▶ [STORED RECORDS]:
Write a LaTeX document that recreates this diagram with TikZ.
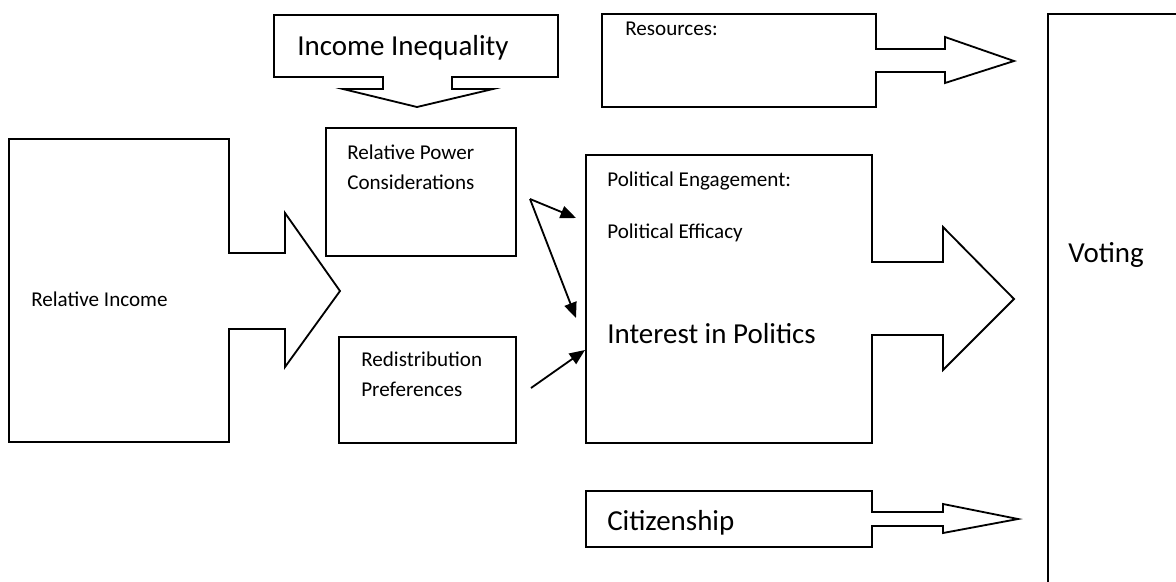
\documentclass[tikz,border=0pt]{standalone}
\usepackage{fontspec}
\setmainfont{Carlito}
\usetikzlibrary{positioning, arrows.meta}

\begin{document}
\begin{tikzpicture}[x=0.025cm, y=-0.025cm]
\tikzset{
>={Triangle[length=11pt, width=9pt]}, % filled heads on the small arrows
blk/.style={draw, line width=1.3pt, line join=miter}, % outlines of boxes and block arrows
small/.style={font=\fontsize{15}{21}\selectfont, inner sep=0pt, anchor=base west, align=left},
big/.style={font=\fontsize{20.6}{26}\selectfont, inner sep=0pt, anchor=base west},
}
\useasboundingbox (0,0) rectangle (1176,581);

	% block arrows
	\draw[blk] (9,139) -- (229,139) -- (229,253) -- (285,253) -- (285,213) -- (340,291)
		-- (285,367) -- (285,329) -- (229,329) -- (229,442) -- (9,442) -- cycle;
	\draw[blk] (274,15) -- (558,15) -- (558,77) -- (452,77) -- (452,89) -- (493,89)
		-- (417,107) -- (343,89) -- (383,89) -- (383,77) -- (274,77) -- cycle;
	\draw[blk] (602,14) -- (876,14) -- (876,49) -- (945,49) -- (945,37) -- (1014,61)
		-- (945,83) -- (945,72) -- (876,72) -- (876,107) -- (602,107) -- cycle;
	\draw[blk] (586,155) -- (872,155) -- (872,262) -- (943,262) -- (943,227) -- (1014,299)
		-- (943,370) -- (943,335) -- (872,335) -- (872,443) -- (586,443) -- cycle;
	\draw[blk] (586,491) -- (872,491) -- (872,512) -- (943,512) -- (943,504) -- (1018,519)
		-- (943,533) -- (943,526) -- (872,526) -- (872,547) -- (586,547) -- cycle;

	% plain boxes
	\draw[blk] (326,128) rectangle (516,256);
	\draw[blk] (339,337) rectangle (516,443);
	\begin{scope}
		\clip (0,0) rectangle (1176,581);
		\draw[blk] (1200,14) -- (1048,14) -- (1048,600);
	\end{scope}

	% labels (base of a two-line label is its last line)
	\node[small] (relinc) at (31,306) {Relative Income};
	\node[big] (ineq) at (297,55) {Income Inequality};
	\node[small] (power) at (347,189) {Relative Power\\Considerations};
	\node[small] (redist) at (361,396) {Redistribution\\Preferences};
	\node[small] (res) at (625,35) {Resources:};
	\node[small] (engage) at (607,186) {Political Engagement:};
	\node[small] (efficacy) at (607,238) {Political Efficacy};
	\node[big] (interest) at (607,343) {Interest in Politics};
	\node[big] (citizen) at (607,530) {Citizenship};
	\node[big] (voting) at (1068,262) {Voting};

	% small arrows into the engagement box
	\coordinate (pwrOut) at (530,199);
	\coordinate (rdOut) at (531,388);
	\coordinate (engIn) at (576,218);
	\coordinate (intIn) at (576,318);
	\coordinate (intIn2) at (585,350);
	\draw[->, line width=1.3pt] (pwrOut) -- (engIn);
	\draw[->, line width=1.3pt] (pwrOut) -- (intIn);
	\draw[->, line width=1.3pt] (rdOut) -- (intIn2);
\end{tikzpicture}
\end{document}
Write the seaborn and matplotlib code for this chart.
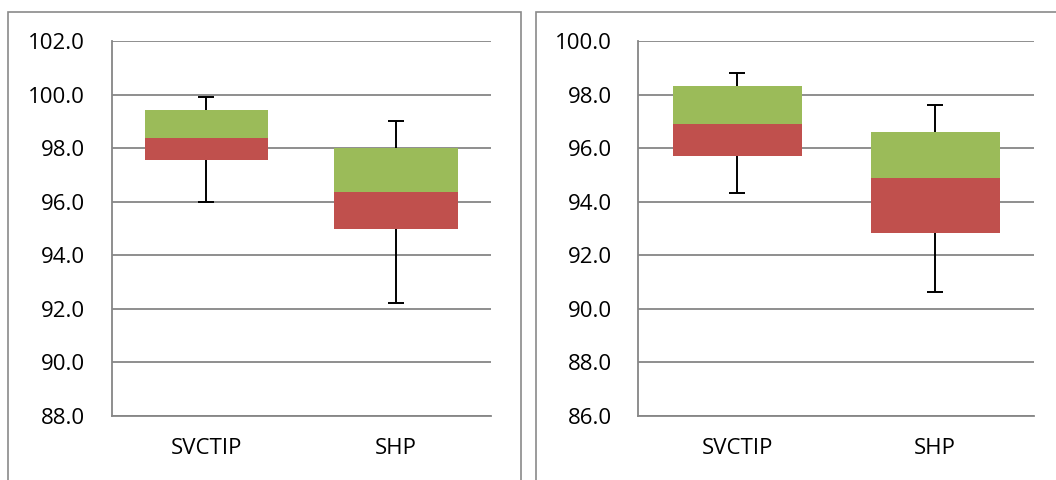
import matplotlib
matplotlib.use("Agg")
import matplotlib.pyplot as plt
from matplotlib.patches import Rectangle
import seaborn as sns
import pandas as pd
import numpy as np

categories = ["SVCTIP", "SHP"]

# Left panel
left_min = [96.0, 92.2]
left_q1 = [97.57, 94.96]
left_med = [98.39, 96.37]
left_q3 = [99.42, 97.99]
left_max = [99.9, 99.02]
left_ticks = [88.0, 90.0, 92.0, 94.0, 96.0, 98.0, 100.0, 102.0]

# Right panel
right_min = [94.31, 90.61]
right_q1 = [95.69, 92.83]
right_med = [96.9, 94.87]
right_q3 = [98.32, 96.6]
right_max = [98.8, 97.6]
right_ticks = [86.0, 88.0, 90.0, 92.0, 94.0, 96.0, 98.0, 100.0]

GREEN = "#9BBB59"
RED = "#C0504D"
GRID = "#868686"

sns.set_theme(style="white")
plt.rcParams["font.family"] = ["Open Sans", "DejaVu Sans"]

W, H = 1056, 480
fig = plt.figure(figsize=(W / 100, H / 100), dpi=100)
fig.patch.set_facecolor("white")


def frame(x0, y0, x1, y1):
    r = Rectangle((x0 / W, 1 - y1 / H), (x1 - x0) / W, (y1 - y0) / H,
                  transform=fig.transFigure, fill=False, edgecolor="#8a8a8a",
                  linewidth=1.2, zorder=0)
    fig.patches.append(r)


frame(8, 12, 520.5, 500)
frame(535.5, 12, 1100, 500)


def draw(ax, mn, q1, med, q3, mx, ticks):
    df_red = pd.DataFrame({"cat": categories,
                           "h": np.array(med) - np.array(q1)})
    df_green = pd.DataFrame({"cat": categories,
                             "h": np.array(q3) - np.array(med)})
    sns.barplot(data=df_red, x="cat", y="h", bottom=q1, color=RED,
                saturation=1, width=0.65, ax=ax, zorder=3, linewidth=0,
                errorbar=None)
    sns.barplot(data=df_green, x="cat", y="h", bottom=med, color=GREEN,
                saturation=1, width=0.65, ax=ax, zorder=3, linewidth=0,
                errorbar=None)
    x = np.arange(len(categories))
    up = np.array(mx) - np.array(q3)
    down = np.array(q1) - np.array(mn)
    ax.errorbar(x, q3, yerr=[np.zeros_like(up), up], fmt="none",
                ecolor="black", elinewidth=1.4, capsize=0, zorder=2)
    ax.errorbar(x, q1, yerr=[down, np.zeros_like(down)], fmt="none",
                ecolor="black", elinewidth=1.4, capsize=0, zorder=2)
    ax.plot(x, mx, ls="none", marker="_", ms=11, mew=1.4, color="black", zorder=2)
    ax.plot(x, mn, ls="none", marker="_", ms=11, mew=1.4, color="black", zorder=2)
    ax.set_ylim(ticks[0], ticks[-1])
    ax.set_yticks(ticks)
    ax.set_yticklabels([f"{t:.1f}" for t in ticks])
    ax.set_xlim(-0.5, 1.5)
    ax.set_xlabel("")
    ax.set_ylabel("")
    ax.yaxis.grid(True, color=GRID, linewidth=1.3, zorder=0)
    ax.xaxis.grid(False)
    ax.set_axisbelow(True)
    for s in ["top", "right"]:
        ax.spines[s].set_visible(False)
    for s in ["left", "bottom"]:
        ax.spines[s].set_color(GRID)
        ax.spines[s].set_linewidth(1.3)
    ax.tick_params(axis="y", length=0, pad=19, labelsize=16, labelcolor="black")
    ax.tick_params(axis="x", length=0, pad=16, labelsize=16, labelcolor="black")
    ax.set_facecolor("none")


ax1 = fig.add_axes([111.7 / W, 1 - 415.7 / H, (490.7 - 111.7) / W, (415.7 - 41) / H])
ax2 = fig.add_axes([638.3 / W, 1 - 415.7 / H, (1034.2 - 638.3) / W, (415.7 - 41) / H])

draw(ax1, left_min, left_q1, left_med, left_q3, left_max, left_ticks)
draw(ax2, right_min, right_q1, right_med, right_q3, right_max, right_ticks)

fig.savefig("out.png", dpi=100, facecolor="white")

▶ [PROBLEM DESCRIPTION]:
Begin with the line where "Write the seaborn" appears and end with the line where "left_ticks = [88.0, 90.0, 92.0, 94.0, 96.0, 98.0, 100.0, 102.0]" appears. Copy only that stretch, exactly, with no pictures.

▶ [EXPECTED ANSWER]:
Write the seaborn and matplotlib code for this chart.
import matplotlib
matplotlib.use("Agg")
import matplotlib.pyplot as plt
from matplotlib.patches import Rectangle
import seaborn as sns
import pandas as pd
import numpy as np

categories = ["SVCTIP", "SHP"]

# Left panel
left_min = [96.0, 92.2]
left_q1 = [97.57, 94.96]
left_med = [98.39, 96.37]
left_q3 = [99.42, 97.99]
left_max = [99.9, 99.02]
left_ticks = [88.0, 90.0, 92.0, 94.0, 96.0, 98.0, 100.0, 102.0]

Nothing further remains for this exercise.